I especially loved that part, so true.
"But the new faithful are not synonymous with the young Republicans. Many of these young believers do not fall neatly into “liberal” or “conservative” political categories...Their political views often contradict the stereotype that pits conservative theology against concern for social justice.
The new faithful delight in breaking that mold. As one young man told me...“I’m not liberal or conservative. I’m just Catholic – like the Pope.”
...no party should take these voters for granted. In my interviews with the new faithful, nearly all of them repeatedly affirmed one political sentiment: that their votes are cast out of loyalty to biblical morality and the teachings of their faith, not allegiance to any political party."
Hallelujah! Giant CHECK!
"...they are taking steps to center their marriages and families on what they see as the surest possible foundation: their mutual faith.

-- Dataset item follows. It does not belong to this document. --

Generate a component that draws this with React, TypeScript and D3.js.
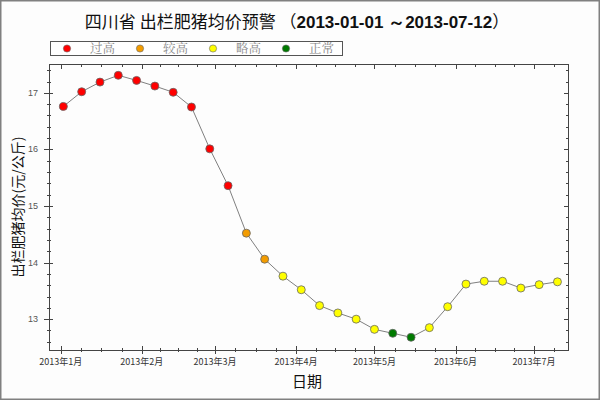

These young adults pray with spouses and make family worship a priority. Nearly all of the young Catholics in this group and a growing number of the young Protestants are rejecting artificial birth control. Instead, they are using Natural Family Planning to space their children naturally. Many told me that they want to give God more control over their fertility and to have larger families."
"...the rising religiosity of their peers indicates that these young adults may be the early adopters of a larger trend – a trend that has the potential to reshape American religion and culture in the years to come."
I certainly hope so! This article gives me hope, and makes me proud to be a part of this generation of the New Faithful.